Here’s an example from ClojureDocs’s lazy-cat page

(defn n-times-n [n]
    (lazy-cat (repeat n n) (n-times-n (inc n))))
(take 12 (n-times-n 1))
=> (1 2 2 3 3 3 4 4 4 4 5 5)

That function starts by taking 1 and calling (repeat 1 1). This returns (1) (i.e. a list with one 1 in it). The function then recurses, with 2, and calls (repeat 2 2), which produces (2 2) (i.e. a list with two 2s in it). If we’d used (cons (repeat n n) (lazy-seq... like before, we’d end up with ((1) (2 2)) as a result. But lazy-cat calls concat, so we instead get (1 2 2) out of this.

Conclusion

There are lots of other useful things I learned on 4clojure, but I’ve already written almost two thousand words, so I’ll leave you to discover them on your own. A lot of the early problems are easier if you know about iterate and intimately understand how for and reduce work. Early on I found myself falling back on loop in cases where one of those three would have solved everything.
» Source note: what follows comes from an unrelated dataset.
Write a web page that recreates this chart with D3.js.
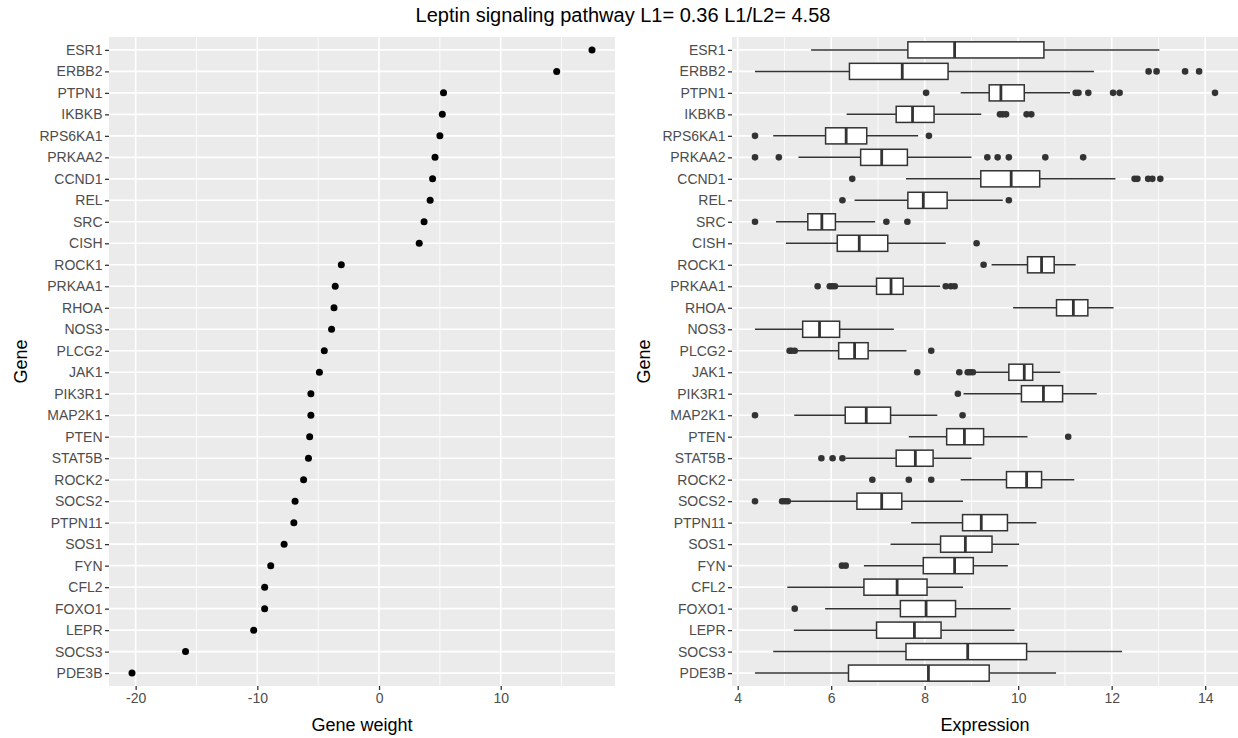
<!DOCTYPE html>
<html>
<head>
<meta charset="utf-8">
<script src="https://cdn.jsdelivr.net/npm/d3@7"></script>
<style>
  body { margin: 0; background: #fff; }
  text { font-family: "Liberation Sans", Arial, sans-serif; }
</style>
</head>
<body>
<div id="vis"></div>
<script>
var width = 1238,
    height = 738;

var genes = ["ESR1", "ERBB2", "PTPN1", "IKBKB", "RPS6KA1", "PRKAA2", "CCND1", "REL", "SRC", "CISH",
    "ROCK1", "PRKAA1", "RHOA", "NOS3", "PLCG2", "JAK1", "PIK3R1", "MAP2K1", "PTEN", "STAT5B",
    "ROCK2", "SOCS2", "PTPN11", "SOS1", "FYN", "CFL2", "FOXO1", "LEPR", "SOCS3", "PDE3B"];

var geneWeight = [17.5, 14.6, 5.3, 5.2, 5.0, 4.6, 4.4, 4.2, 3.7, 3.3,
    -3.1, -3.6, -3.7, -3.9, -4.5, -4.9, -5.6, -5.6, -5.7, -5.8,
    -6.2, -6.9, -7.0, -7.8, -8.9, -9.4, -9.4, -10.3, -15.9, -20.3];

// boxplot stats per gene (whisker low, Q1, median, Q3, whisker high)
var exprLow = [5.57, 4.37, 8.77, 6.33, 4.76, 5.30, 7.60, 6.50, 4.82, 5.03,
    9.43, 6.14, 9.89, 4.37, 5.26, 9.08, 8.83, 5.21, 7.66, 6.31,
    8.77, 5.09, 7.71, 7.27, 6.70, 5.06, 5.87, 5.20, 4.76, 4.37];
var exprQ1 = [7.64, 6.39, 9.38, 7.39, 5.88, 6.63, 9.20, 7.64, 5.50, 6.13,
    10.20, 6.97, 10.82, 5.39, 6.16, 9.80, 10.07, 6.30, 8.47, 7.39,
    9.75, 6.55, 8.81, 8.34, 7.97, 6.70, 7.48, 6.97, 7.60, 6.37];
var exprMedian = [8.64, 7.52, 9.63, 7.74, 6.32, 7.08, 9.85, 7.97, 5.80, 6.60,
    10.50, 7.28, 11.18, 5.75, 6.50, 10.13, 10.54, 6.75, 8.85, 7.80,
    10.18, 7.08, 9.21, 8.87, 8.64, 7.41, 8.03, 7.78, 8.92, 8.08];
var exprQ3 = [10.55, 8.50, 10.13, 8.20, 6.76, 7.63, 10.46, 8.48, 6.09, 7.21,
    10.77, 7.54, 11.49, 6.18, 6.79, 10.31, 10.95, 7.27, 9.26, 8.18,
    10.50, 7.51, 9.77, 9.44, 9.04, 8.05, 8.66, 8.35, 10.18, 9.38];
var exprHigh = [13.02, 11.62, 11.11, 9.21, 7.86, 9.00, 12.08, 9.67, 6.94, 8.45,
    11.23, 8.33, 12.04, 7.34, 7.61, 10.90, 11.68, 8.27, 10.20, 9.00,
    11.20, 8.82, 10.39, 10.02, 9.78, 8.82, 9.84, 9.92, 12.22, 10.81];
var exprOutliers = [
    [],
    [12.79, 12.96, 13.57, 13.87],
    [8.03, 11.23, 11.29, 11.50, 12.03, 12.17, 14.21],
    [9.61, 9.67, 9.74, 10.18, 10.28],
    [4.37, 8.09],
    [4.37, 4.88, 9.34, 9.56, 9.80, 10.58, 11.39],
    [6.45, 12.49, 12.55, 12.78, 12.87, 13.04],
    [6.24, 9.80],
    [4.37, 7.18, 7.63],
    [9.11],
    [9.26],
    [5.71, 5.97, 6.02, 6.08, 8.45, 8.56, 8.64],
    [],
    [],
    [5.11, 5.15, 5.22, 8.14],
    [7.84, 8.74, 8.92, 8.97, 9.03],
    [8.71],
    [4.37, 8.81],
    [11.07],
    [5.79, 6.03, 6.24],
    [6.88, 7.66, 8.14],
    [4.37, 4.95, 5.01, 5.07],
    [],
    [],
    [6.23, 6.31],
    [],
    [5.22],
    [],
    [],
    []
];

var weightTicks = [-20, -10, 0, 10],
    weightMinor = [-15, -5, 5, 15],
    exprTicks = [4, 6, 8, 10, 12, 14],
    exprMinor = [5, 7, 9, 11, 13];

var title = "Leptin signaling pathway L1= 0.36 L1/L2= 4.58";

var svg = d3.select('#vis').append('svg')
    .attr("width", width)
    .attr("height", height);

var panelTop = 37, panelBottom = 686;

var y = d3.scalePoint()
    .domain(genes)
    .range([panelTop, panelBottom])
    .padding(0.6);

// ggplot style 5% expansion
function expand(ext) {
    var pad = (ext[1] - ext[0]) * 0.05;
    return [ext[0] - pad, ext[1] + pad];
}

var xW = d3.scaleLinear()
    .domain(expand(d3.extent(geneWeight)))
    .range([109, 615]);

var allExpr = exprLow.concat(exprHigh, d3.merge(exprOutliers));
var xE = d3.scaleLinear()
    .domain(expand(d3.extent(allExpr)))
    .range([732, 1238]);

function drawPanel(x, major, minor, xTitle) {
    var g = svg.append("g");
    var x0 = x.range()[0], x1 = x.range()[1];

    g.append("rect")
        .attr("x", x0).attr("y", panelTop)
        .attr("width", x1 - x0).attr("height", panelBottom - panelTop)
        .attr("fill", "#ebebeb");

    g.selectAll("line.minor").data(minor).enter().append("line")
        .attr("x1", x).attr("x2", x)
        .attr("y1", panelTop).attr("y2", panelBottom)
        .attr("stroke", "#fff").attr("stroke-width", 0.8);

    g.selectAll("line.vmajor").data(major).enter().append("line")
        .attr("x1", x).attr("x2", x)
        .attr("y1", panelTop).attr("y2", panelBottom)
        .attr("stroke", "#fff").attr("stroke-width", 1.6);

    g.selectAll("line.hmajor").data(genes).enter().append("line")
        .attr("x1", x0).attr("x2", x1)
        .attr("y1", function(d) { return y(d); })
        .attr("y2", function(d) { return y(d); })
        .attr("stroke", "#fff").attr("stroke-width", 1.6);

    var xAxis = g.append("g")
        .attr("transform", "translate(0," + panelBottom + ")")
        .call(d3.axisBottom(x).tickValues(major).tickSize(4).tickPadding(3)
            .tickFormat(function(d) { return String(d); }));
    var yAxis = g.append("g")
        .attr("transform", "translate(" + x0 + ",0)")
        .call(d3.axisLeft(y).tickSize(4).tickPadding(2.5));

    [xAxis, yAxis].forEach(function(a) {
        a.attr("font-size", null).attr("font-family", null);
        a.select(".domain").remove();
        a.selectAll(".tick line").attr("stroke", "#333333").attr("stroke-width", 1.3);
        a.selectAll(".tick text")
            .attr("fill", "#4d4d4d")
            .style("font-size", "14px");
    });

    g.append("text")
        .attr("x", (x0 + x1) / 2).attr("y", 731)
        .attr("text-anchor", "middle")
        .style("font-size", "18px")
        .text(xTitle);

    g.append("text")
        .attr("transform", "translate(" + (x0 - 82) + "," + ((panelTop + panelBottom) / 2) + ") rotate(-90)")
        .attr("text-anchor", "middle")
        .style("font-size", "18px")
        .text("Gene");

    return g;
}

var left = drawPanel(xW, weightTicks, weightMinor, "Gene weight");
var right = drawPanel(xE, exprTicks, exprMinor, "Expression");

left.selectAll("circle.wt")
    .data(genes)
    .enter()
    .append("circle")
    .attr("class", "wt")
    .attr("cx", function(d, i) { return xW(geneWeight[i]); })
    .attr("cy", function(d) { return y(d); })
    .attr("r", 3.5)
    .attr("fill", "#000");

var boxH = y.step() * 0.75;

var box = right.selectAll("g.box")
    .data(genes)
    .enter()
    .append("g")
    .attr("class", "box")
    .attr("transform", function(d) { return "translate(0," + y(d) + ")"; });

box.append("line")
    .attr("x1", function(d, i) { return xE(exprLow[i]); })
    .attr("x2", function(d, i) { return xE(exprHigh[i]); })
    .attr("stroke", "#333333").attr("stroke-width", 1.5);

box.append("rect")
    .attr("x", function(d, i) { return xE(exprQ1[i]); })
    .attr("width", function(d, i) { return xE(exprQ3[i]) - xE(exprQ1[i]); })
    .attr("y", -boxH / 2)
    .attr("height", boxH)
    .attr("fill", "#fff")
    .attr("stroke", "#333333").attr("stroke-width", 1.5);

box.append("line")
    .attr("x1", function(d, i) { return xE(exprMedian[i]); })
    .attr("x2", function(d, i) { return xE(exprMedian[i]); })
    .attr("y1", -boxH / 2).attr("y2", boxH / 2)
    .attr("stroke", "#333333").attr("stroke-width", 2.8);

box.selectAll("circle")
    .data(function(d, i) { return exprOutliers[i]; })
    .enter()
    .append("circle")
    .attr("cx", function(v) { return xE(v); })
    .attr("r", 3.3)
    .attr("fill", "#333333");

svg.append("text")
    .attr("x", 623).attr("y", 22)
    .attr("text-anchor", "middle")
    .style("font-size", "20px")
    .text(title);
</script>
</body>
</html>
Since 4clojure doesn’t let you use defn, it also helps if you know these two things about anonymous functions:

  1. You can give names to anonymous functions created with fn. You can use the name as a recursion point. See my above map example.
  2. You can’t nest two anonymous functions created with the #(...) syntax, but you can do whatever you want with the (fn [arg1, arg2] ...) syntax. To wit:
    ;; Illegal
    #(map #(when (< 20 %) %) %)
    ;; Peachy
    (fn [s] (map #(when (< 20 %) %) s))
    ;; Hunky-dory
    (fn [ks, vs] (map #(when (and (< 20 %1) (> 20 %2)) %2) ks vs))
    ;; Totally kosher
    (fn [ks, vs] (filter #(and (pos? %) (< 100000 %))
                         (map #(when 
                                 (and (< 20 %1) (> 20 %2)) %2) 
                                ks vs)))
    

    And of course, any of the #(...)-using functions could also have used the (fn [args] ...) syntax, say to allow destructuring inside the binding form.

That’s it for now. Just remember to stay out of 4clojure; it’ll ruin your life.